-- START OF Source excerpt --

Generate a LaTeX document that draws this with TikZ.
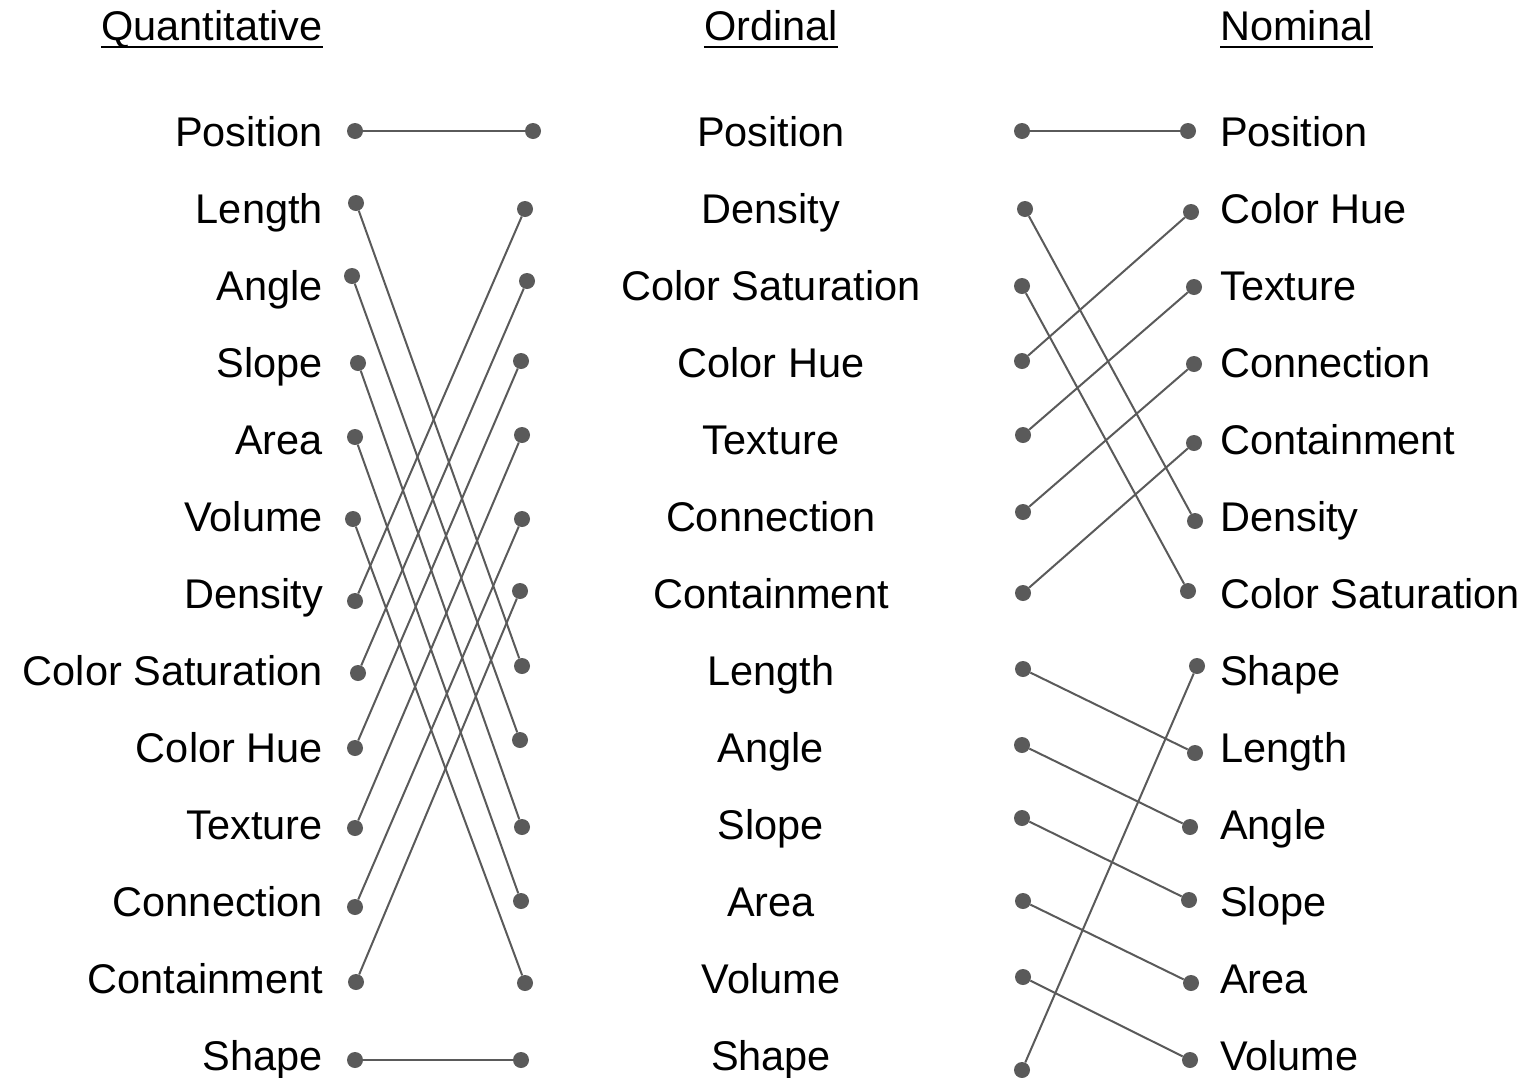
\documentclass[tikz,border=0pt]{standalone}
\usepackage{fontspec}
\setmainfont{Liberation Sans}
\definecolor{dotgray}{HTML}{5A5A5A}
\tikzset{
  bead/.style={circle,fill=dotgray,inner sep=0pt,minimum size=16pt},
  link/.style={draw=dotgray,line width=2pt},
  lbl/.style={font=\fontsize{41.5}{50}\selectfont,inner sep=0pt},
}
\begin{document}
\begin{tikzpicture}[x=1pt,y=-1pt]
  \useasboundingbox (0,0) rectangle (1535,1077);
  % headers
  \node[lbl,anchor=base east] (hq) at (323,40) {Quantitative};
  \node[lbl,anchor=base] (ho) at (771,40) {Ordinal};
  \node[lbl,anchor=base west] (hn) at (1220,40) {Nominal};
  \foreach \h in {hq,ho,hn}
    \draw[line width=2pt] ([yshift=-7pt]\h.base west) -- ([yshift=-7pt]\h.base east);
  % labels
  \foreach \t [count=\i] in {Position,Length,Angle,Slope,Area,Volume,Density,
      Color Saturation,Color Hue,Texture,Connection,Containment,Shape}
    \node[lbl,anchor=base east] (q\i) at (323,{69+77*\i}) {\t};
  \foreach \t [count=\i] in {Position,Density,Color Saturation,Color Hue,Texture,
      Connection,Containment,Length,Angle,Slope,Area,Volume,Shape}
    \node[lbl,anchor=base] (o\i) at (771,{69+77*\i}) {\t};
  \foreach \t [count=\i] in {Position,Color Hue,Texture,Connection,Containment,
      Density,Color Saturation,Shape,Length,Angle,Slope,Area,Volume}
    \node[lbl,anchor=base west] (n\i) at (1220,{69+77*\i}) {\t};
  % dots
  \foreach \x/\y [count=\i] in {355/131,356/203,352/276,358/363,355/437,353/519,
      355/601,358/673,355/748,355/828,355/907,356/982,355/1060}
    \node[bead] (qd\i) at (\x,\y) {};
  \foreach \x/\y [count=\i] in {533/131,525/209,527/281,521/361,522/435,522/519,
      520/591,522/666,520/740,522/827,521/901,525/983,521/1060}
    \node[bead] (oa\i) at (\x,\y) {};
  \foreach \x/\y [count=\i] in {1022/131,1025/209,1022/286,1022/361,1023/435,1023/512,
      1023/593,1023/669,1022/745,1022/818,1023/901,1023/977,1022/1070}
    \node[bead] (ob\i) at (\x,\y) {};
  \foreach \x/\y [count=\i] in {1188/131,1191/212,1194/287,1194/364,1194/443,1195/521,
      1188/591,1197/666,1195/753,1190/827,1189/900,1191/983,1190/1060}
    \node[bead] (nd\i) at (\x,\y) {};
  % links
  \foreach \a/\b in {1/1,2/8,3/9,4/10,5/11,6/12,7/2,8/3,9/4,10/5,11/6,12/7,13/13}
    \draw[link] (qd\a) -- (oa\b);
  \foreach \a/\b in {1/1,2/6,3/7,4/2,5/3,6/4,7/5,8/9,9/10,10/11,11/12,12/13,13/8}
    \draw[link] (ob\a) -- (nd\b);
\end{tikzpicture}
\end{document}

-- END OF Source excerpt --

• **Stated goal**
Write out the whole listing exactly, and drop the pictures.

• **Problem solution**
Generate a LaTeX document that draws this with TikZ.
\documentclass[tikz,border=0pt]{standalone}
\usepackage{fontspec}
\setmainfont{Liberation Sans}
\definecolor{dotgray}{HTML}{5A5A5A}
\tikzset{
  bead/.style={circle,fill=dotgray,inner sep=0pt,minimum size=16pt},
  link/.style={draw=dotgray,line width=2pt},
  lbl/.style={font=\fontsize{41.5}{50}\selectfont,inner sep=0pt},
}
\begin{document}
\begin{tikzpicture}[x=1pt,y=-1pt]
  \useasboundingbox (0,0) rectangle (1535,1077);
  % headers
  \node[lbl,anchor=base east] (hq) at (323,40) {Quantitative};
  \node[lbl,anchor=base] (ho) at (771,40) {Ordinal};
  \node[lbl,anchor=base west] (hn) at (1220,40) {Nominal};
  \foreach \h in {hq,ho,hn}
    \draw[line width=2pt] ([yshift=-7pt]\h.base west) -- ([yshift=-7pt]\h.base east);
  % labels
  \foreach \t [count=\i] in {Position,Length,Angle,Slope,Area,Volume,Density,
      Color Saturation,Color Hue,Texture,Connection,Containment,Shape}
    \node[lbl,anchor=base east] (q\i) at (323,{69+77*\i}) {\t};
  \foreach \t [count=\i] in {Position,Density,Color Saturation,Color Hue,Texture,
      Connection,Containment,Length,Angle,Slope,Area,Volume,Shape}
    \node[lbl,anchor=base] (o\i) at (771,{69+77*\i}) {\t};
  \foreach \t [count=\i] in {Position,Color Hue,Texture,Connection,Containment,
      Density,Color Saturation,Shape,Length,Angle,Slope,Area,Volume}
    \node[lbl,anchor=base west] (n\i) at (1220,{69+77*\i}) {\t};
  % dots
  \foreach \x/\y [count=\i] in {355/131,356/203,352/276,358/363,355/437,353/519,
      355/601,358/673,355/748,355/828,355/907,356/982,355/1060}
    \node[bead] (qd\i) at (\x,\y) {};
  \foreach \x/\y [count=\i] in {533/131,525/209,527/281,521/361,522/435,522/519,
      520/591,522/666,520/740,522/827,521/901,525/983,521/1060}
    \node[bead] (oa\i) at (\x,\y) {};
  \foreach \x/\y [count=\i] in {1022/131,1025/209,1022/286,1022/361,1023/435,1023/512,
      1023/593,1023/669,1022/745,1022/818,1023/901,1023/977,1022/1070}
    \node[bead] (ob\i) at (\x,\y) {};
  \foreach \x/\y [count=\i] in {1188/131,1191/212,1194/287,1194/364,1194/443,1195/521,
      1188/591,1197/666,1195/753,1190/827,1189/900,1191/983,1190/1060}
    \node[bead] (nd\i) at (\x,\y) {};
  % links
  \foreach \a/\b in {1/1,2/8,3/9,4/10,5/11,6/12,7/2,8/3,9/4,10/5,11/6,12/7,13/13}
    \draw[link] (qd\a) -- (oa\b);
  \foreach \a/\b in {1/1,2/6,3/7,4/2,5/3,6/4,7/5,8/9,9/10,10/11,11/12,12/13,13/8}
    \draw[link] (ob\a) -- (nd\b);
\end{tikzpicture}
\end{document}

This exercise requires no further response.